Den spätaufklärerisch-klassischen Kräften, die der Stadt (vor allem mit Hilfe Schinkels) endgültig ihren "Spree-Athen"-Charakter verschaffen, stehen durchwegs starke restaurative und eskapistische Oppositionen gegenüber. Unter ihnen ragen die Woellnerschen Religions- und Zensurerlässe, der Adelswiderstand unter v. d. Marwitz und die nationalpatriotischen Hysterien der romantischen und idealistischen Fraktion (Arnim, Kleist, A. von Müller, Fichte) hervor. Der starken Berliner Romantik kommt allerdings eine Sonderrolle zu. Einserseits ist sie entschieden klassizismusfeindlich und tendentiell stadtflüchtig, andererseits bleibt sie nicht ohne Einfluß auf das Klassik-Paradigma und bringt berlintypische Doppelorientierungen hervor (z. B. bei Schleiermacher, Gilly, Fichte, Kleist, Schinkel). Der Erforschung dieses Phänomens, hinter dem als Vermittlungsinstanz die idealistische Philosophie zu stehen scheint, kommt besondere Bedeutung zu.

 

Berlin ist um 1800 eine genuine Parallele und Alternative zum Geist von Weimar/Jena, in vielem verwandt, in vielem konträr.

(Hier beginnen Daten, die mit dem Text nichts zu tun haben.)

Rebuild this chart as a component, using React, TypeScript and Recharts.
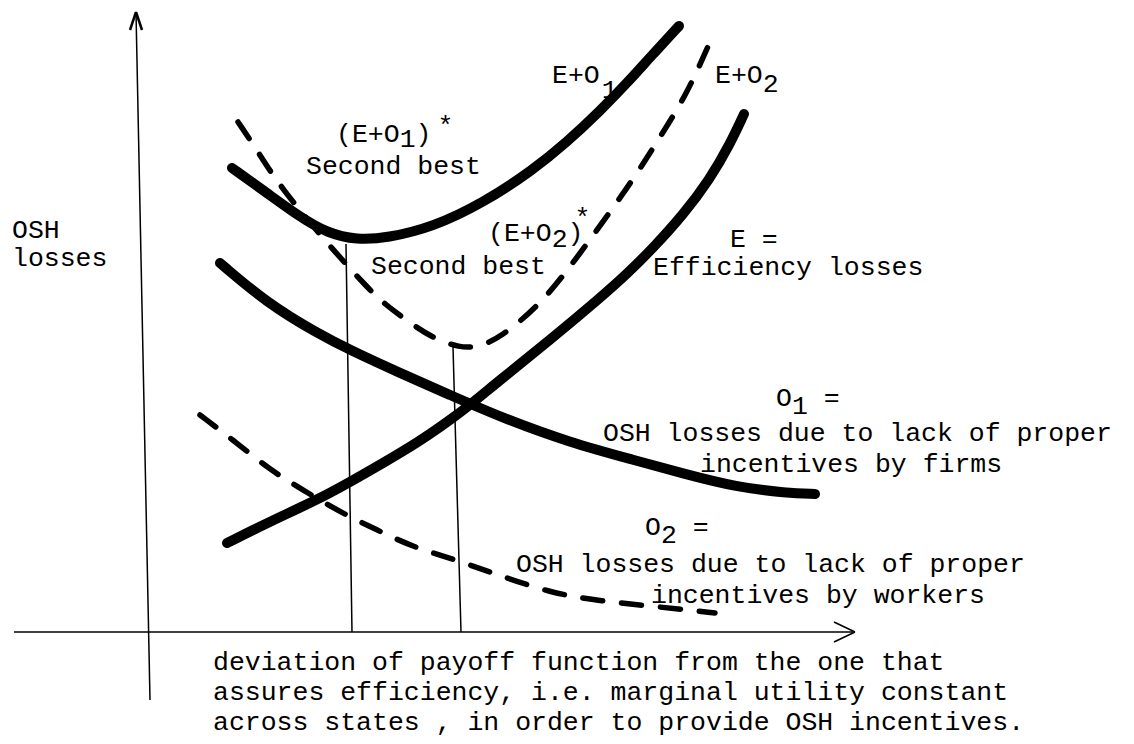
import React from 'react';
import { ComposedChart, Line, XAxis, YAxis, ReferenceLine } from 'recharts';

// curve points: x = deviation, y = losses (origin at axes crossing)
const eo1Points = [
  { x: 8.4, y: 46.4 }, { x: 11.9, y: 43.9 }, { x: 15.2, y: 41.5 }, { x: 17.9, y: 39.9 },
  { x: 20.9, y: 39.2 }, { x: 23.9, y: 39.4 }, { x: 28.5, y: 40.5 }, { x: 33.5, y: 42.9 },
  { x: 38.5, y: 46.2 }, { x: 41.9, y: 49.0 }, { x: 45.2, y: 52.1 }, { x: 48.0, y: 55.0 },
  { x: 50.5, y: 57.8 }, { x: 53.1, y: 60.6 },
];

const eo2Points = [
  { x: 9.0, y: 51.0 }, { x: 10.9, y: 48.2 }, { x: 13.2, y: 44.5 }, { x: 18.5, y: 38.2 },
  { x: 21.9, y: 34.5 }, { x: 23.5, y: 32.9 }, { x: 26.5, y: 30.7 }, { x: 28.5, y: 29.4 },
  { x: 31.2, y: 28.4 }, { x: 33.0, y: 28.5 }, { x: 35.2, y: 29.4 }, { x: 39.2, y: 32.7 },
  { x: 42.5, y: 36.9 }, { x: 44.9, y: 40.2 }, { x: 48.5, y: 45.2 }, { x: 51.2, y: 49.5 },
  { x: 53.9, y: 53.8 }, { x: 56.2, y: 59.0 },
];

const ePoints = [
  { x: 7.9, y: 8.9 }, { x: 11.9, y: 10.9 }, { x: 16.9, y: 13.2 }, { x: 20.2, y: 15.0 },
  { x: 23.5, y: 16.9 }, { x: 26.9, y: 18.9 }, { x: 30.2, y: 21.2 }, { x: 32.2, y: 22.7 },
  { x: 35.2, y: 25.2 }, { x: 40.2, y: 29.2 }, { x: 45.2, y: 33.4 }, { x: 47.9, y: 35.8 },
  { x: 50.5, y: 38.4 }, { x: 53.5, y: 41.7 }, { x: 56.2, y: 45.3 }, { x: 58.2, y: 48.8 },
  { x: 59.6, y: 51.8 },
];

const o1Points = [
  { x: 7.2, y: 36.9 }, { x: 11.9, y: 32.9 }, { x: 16.9, y: 29.9 }, { x: 20.2, y: 28.2 },
  { x: 25.2, y: 25.9 }, { x: 30.2, y: 23.7 }, { x: 35.2, y: 21.5 }, { x: 42.3, y: 18.9 },
  { x: 48.6, y: 17.2 }, { x: 53.7, y: 15.8 }, { x: 58.8, y: 14.5 }, { x: 63.9, y: 13.9 },
  { x: 66.7, y: 13.8 },
];

const o2Points = [
  { x: 5.2, y: 21.7 }, { x: 8.9, y: 18.9 }, { x: 12.2, y: 16.2 }, { x: 15.5, y: 14.2 },
  { x: 19.2, y: 12.0 }, { x: 22.9, y: 10.2 }, { x: 26.5, y: 8.5 }, { x: 30.2, y: 7.4 },
  { x: 34.5, y: 5.9 }, { x: 40.2, y: 3.9 }, { x: 45.2, y: 3.1 }, { x: 51.2, y: 2.5 },
  { x: 56.7, y: 1.9 },
];

// second best drop lines (top point on the curve, foot on the axis)
const dropLines = [
  [{ x: 19.8, y: 38.8 }, { x: 20.4, y: 0 }],
  [{ x: 30.5, y: 28.5 }, { x: 31.3, y: 0 }],
];

const xAxisLine = [{ x: -13.4, y: 0 }, { x: 70.7, y: 0 }];
const yAxisLine = [{ x: -1.2, y: 62.0 }, { x: 0.2, y: -6.8 }];
const xArrow = [
  [{ x: 68.6, y: 1.0 }, { x: 70.7, y: 0 }],
  [{ x: 68.6, y: -1.0 }, { x: 70.7, y: 0 }],
];
const yArrow = [
  [{ x: -1.8, y: 60.2 }, { x: -1.2, y: 62.0 }],
  [{ x: -0.6, y: 60.2 }, { x: -1.2, y: 62.0 }],
];

const bottomText = [
  'deviation of payoff function from the one that',
  'assures efficiency, i.e. marginal utility constant',
  'across states , in order to provide OSH incentives.',
];

const W = 1134;
const H = 744;
const font = '"Liberation Mono", "DejaVu Sans Mono", monospace';

const App: React.FC = () => {
  const thick = { stroke: '#000', strokeWidth: 10, strokeLinecap: 'round' as const };
  const dashed = { stroke: '#000', strokeWidth: 5.5, strokeDasharray: '20 19', strokeLinecap: 'round' as const };
  const thin = { stroke: '#000', strokeWidth: 1.5 };

  return (
    <div style={{ position: 'absolute', left: 0, top: 0, width: W, height: H, background: '#fff' }}>
      <ComposedChart width={W} height={H} margin={{ top: 0, right: 0, bottom: 0, left: 0 }}>
        <XAxis type="number" dataKey="x" domain={[-14.8, 98.6]} hide allowDataOverflow />
        <YAxis type="number" dataKey="y" domain={[-11.2, 63.2]} hide allowDataOverflow />

        <ReferenceLine segment={xAxisLine} {...thin} />
        <ReferenceLine segment={yAxisLine} {...thin} />
        {xArrow.map((s, i) => (
          <ReferenceLine key={`xa-${i}`} segment={s} {...thin} />
        ))}
        {yArrow.map((s, i) => (
          <ReferenceLine key={`ya-${i}`} segment={s} stroke="#000" strokeWidth={2.5} />
        ))}
        {dropLines.map((s, i) => (
          <ReferenceLine key={`drop-${i}`} segment={s} {...thin} />
        ))}

        <Line data={eo1Points} dataKey="y" type="basis" dot={false} activeDot={false} isAnimationActive={false} {...thick} />
        <Line data={eo2Points} dataKey="y" type="basis" dot={false} activeDot={false} isAnimationActive={false} {...dashed} />
        <Line data={ePoints} dataKey="y" type="basis" dot={false} activeDot={false} isAnimationActive={false} {...thick} />
        <Line data={o1Points} dataKey="y" type="basis" dot={false} activeDot={false} isAnimationActive={false} {...thick} />
        <Line data={o2Points} dataKey="y" type="basis" dot={false} activeDot={false} isAnimationActive={false} {...dashed} />
      </ComposedChart>

      <svg
        width={W}
        height={H}
        style={{ position: 'absolute', left: 0, top: 0, pointerEvents: 'none' }}
        fontFamily={font}
        fontSize={26.5}
        fill="#000"
      >
        <text x={12} y={238}>OSH</text>
        <text x={12} y={266}>losses</text>

        <text x={552} y={83}>E+O<tspan dx={2} dy={15}>1</tspan></text>
        <text x={715} y={83}>E+O<tspan dy={9}>2</tspan></text>

        <text x={336} y={142}>
          (E+O<tspan dy={5}>1</tspan><tspan dy={-5}>)</tspan><tspan dx={6} dy={-8}>*</tspan>
        </text>
        <text x={306} y={174}>Second best</text>

        <text x={488} y={241}>
          (E+O<tspan dy={6}>2</tspan><tspan dy={-6}>)</tspan><tspan dx={-9} dy={-15}>*</tspan>
        </text>
        <text x={371} y={274}>Second best</text>

        <text x={730} y={247}>E =</text>
        <text x={653} y={275}>Efficiency losses</text>

        <text x={776} y={406}>O<tspan dy={8}>1</tspan><tspan dy={-8}> =</tspan></text>
        <text x={603} y={441}>OSH losses due to lack of proper</text>
        <text x={700} y={472}>incentives by firms</text>

        <text x={645} y={535}>O<tspan dy={8}>2</tspan><tspan dy={-8}> =</tspan></text>
        <text x={516} y={572}>OSH losses due to lack of proper</text>
        <text x={651} y={603}>incentives by workers</text>

        {bottomText.map((t, i) => (
          <text key={i} x={213} y={670 + i * 30}>{t}</text>
        ))}
      </svg>
    </div>
  );
};

export default App;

Im Hinblick auf seine institutionen- und normenbildende Kraft (Universität, Salon, Kunst- und Wissenschaftsautonomie), seine praktizierte Toleranz, seine juden- und frauenemanzipatorischen Erfolge, seine Auseinandersetzung mit den Revolutionsideen, seine systemphilosophischen Triumphe und seine experimentelle Kunstpraxis ist es zweifellos moderner.